Task objective
Pictures do not belong in the output. Reproduce exactly the lines from the start of the records through the line with "86.45, 86.55, 86.55, 86.55, 86.55, 86.55]".
## Start Supplied entries
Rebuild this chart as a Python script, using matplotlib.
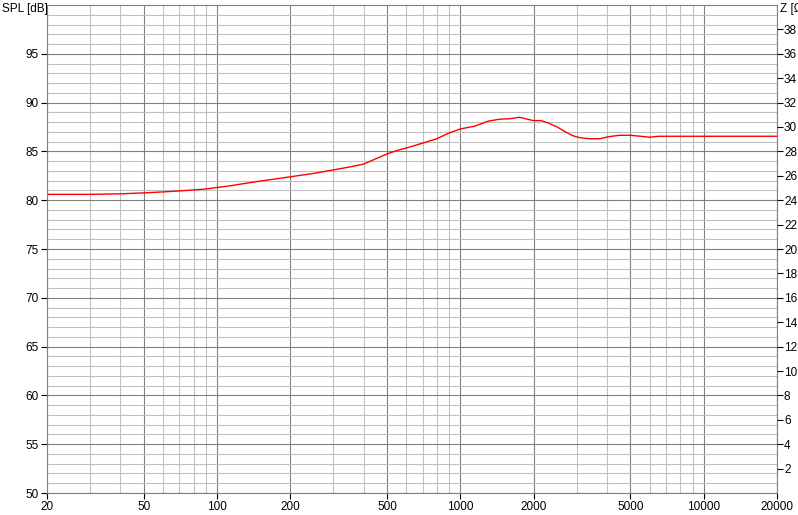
import matplotlib.pyplot as plt
import numpy as np

freq = [20, 30, 40, 50, 60, 70, 80, 90, 100, 115, 125, 150, 200, 250, 300, 350,
        400, 450, 500, 550, 600, 700, 800, 900, 1000, 1150, 1300, 1450, 1600,
        1750, 1850, 2000, 2150, 2300, 2500, 2700, 2900, 3100, 3400, 3750, 4050,
        4500, 5000, 5500, 6000, 6500, 8000, 10000, 15000, 20000]
spl = [80.6, 80.6, 80.65, 80.75, 80.85, 80.95, 81.05, 81.15, 81.3, 81.5, 81.65,
       81.95, 82.4, 82.75, 83.1, 83.4, 83.7, 84.25, 84.75, 85.1, 85.35, 85.85,
       86.3, 86.9, 87.3, 87.6, 88.1, 88.3, 88.35, 88.5, 88.35, 88.15, 88.15,
       87.9, 87.5, 87.0, 86.6, 86.4, 86.3, 86.3, 86.5, 86.65, 86.65, 86.55,
       86.45, 86.55, 86.55, 86.55, 86.55, 86.55]

x_labels = [20, 50, 100, 200, 500, 1000, 2000, 5000, 10000, 20000]
spl_ticks = list(range(50, 100, 5))
z_ticks = list(range(2, 40, 2))

plt.rcParams['font.family'] = 'Liberation Sans'
plt.rcParams['font.size'] = 8.5

fig = plt.figure(figsize=(7.98, 5.15), dpi=100)
ax = fig.add_axes([47 / 798, 22 / 515, 730 / 798, 488 / 515])

ax.set_xscale('log')
ax.set_xlim(20, 20000)
ax.set_ylim(50, 100)

# minor grid: every integer frequency step per decade, every 1 dB
minor_x = [m * 10 ** d for d in range(1, 5) for m in range(1, 10)]
minor_x = [f for f in minor_x if 20 < f < 20000 and f not in x_labels]
ax.set_xticks(x_labels)
ax.set_xticklabels([str(v) for v in x_labels])
ax.set_xticks(minor_x, minor=True)
ax.set_yticks(spl_ticks)
ax.set_yticks([v for v in range(51, 100) if v % 5 != 0], minor=True)

ax.grid(which='minor', color='#c0c0c0', linewidth=0.8)
ax.grid(which='major', color='#808080', linewidth=0.8)
ax.set_axisbelow(True)
ax.tick_params(which='minor', length=0)
ax.tick_params(which='major', length=4, width=0.8, color='black', pad=2)

for s in ax.spines.values():
    s.set_color('#808080')
    s.set_linewidth(0.8)

ax.plot(freq, spl, color='red', linewidth=1.0)

ax2 = ax.twinx()
ax2.set_ylim(0, 40)
ax2.set_yticks(z_ticks)
ax2.tick_params(length=4, width=0.8, color='black', pad=1)
for s in ax2.spines.values():
    s.set_visible(False)

fig.text(2 / 798, 1 - 9 / 515, 'SPL [dB]', ha='left', va='center', fontsize=8.5)
fig.text(780 / 798, 1 - 9 / 515, 'Z [Ω]', ha='left', va='center', fontsize=8.5)

fig.savefig('out.png', dpi=100, facecolor='white')
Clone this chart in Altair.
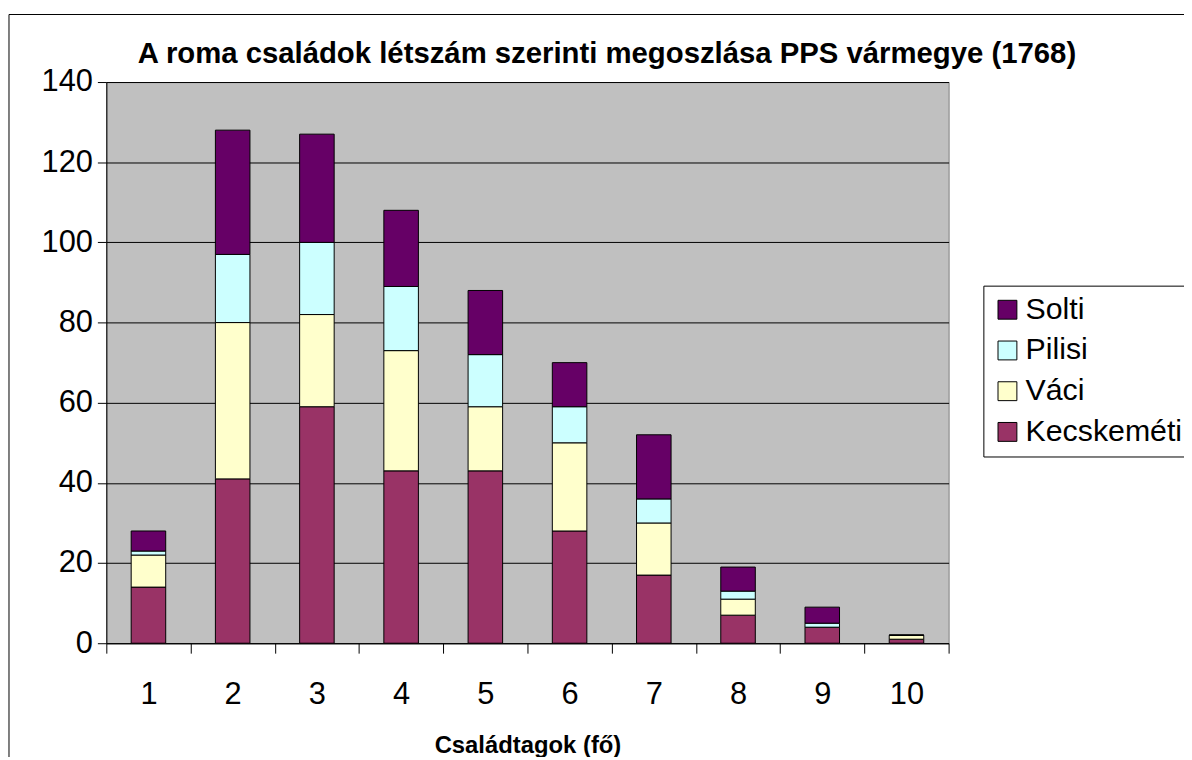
## End Supplied entries
Result below
Rebuild this chart as a Python script, using matplotlib.
import matplotlib.pyplot as plt
import numpy as np

freq = [20, 30, 40, 50, 60, 70, 80, 90, 100, 115, 125, 150, 200, 250, 300, 350,
        400, 450, 500, 550, 600, 700, 800, 900, 1000, 1150, 1300, 1450, 1600,
        1750, 1850, 2000, 2150, 2300, 2500, 2700, 2900, 3100, 3400, 3750, 4050,
        4500, 5000, 5500, 6000, 6500, 8000, 10000, 15000, 20000]
spl = [80.6, 80.6, 80.65, 80.75, 80.85, 80.95, 81.05, 81.15, 81.3, 81.5, 81.65,
       81.95, 82.4, 82.75, 83.1, 83.4, 83.7, 84.25, 84.75, 85.1, 85.35, 85.85,
       86.3, 86.9, 87.3, 87.6, 88.1, 88.3, 88.35, 88.5, 88.35, 88.15, 88.15,
       87.9, 87.5, 87.0, 86.6, 86.4, 86.3, 86.3, 86.5, 86.65, 86.65, 86.55,
       86.45, 86.55, 86.55, 86.55, 86.55, 86.55]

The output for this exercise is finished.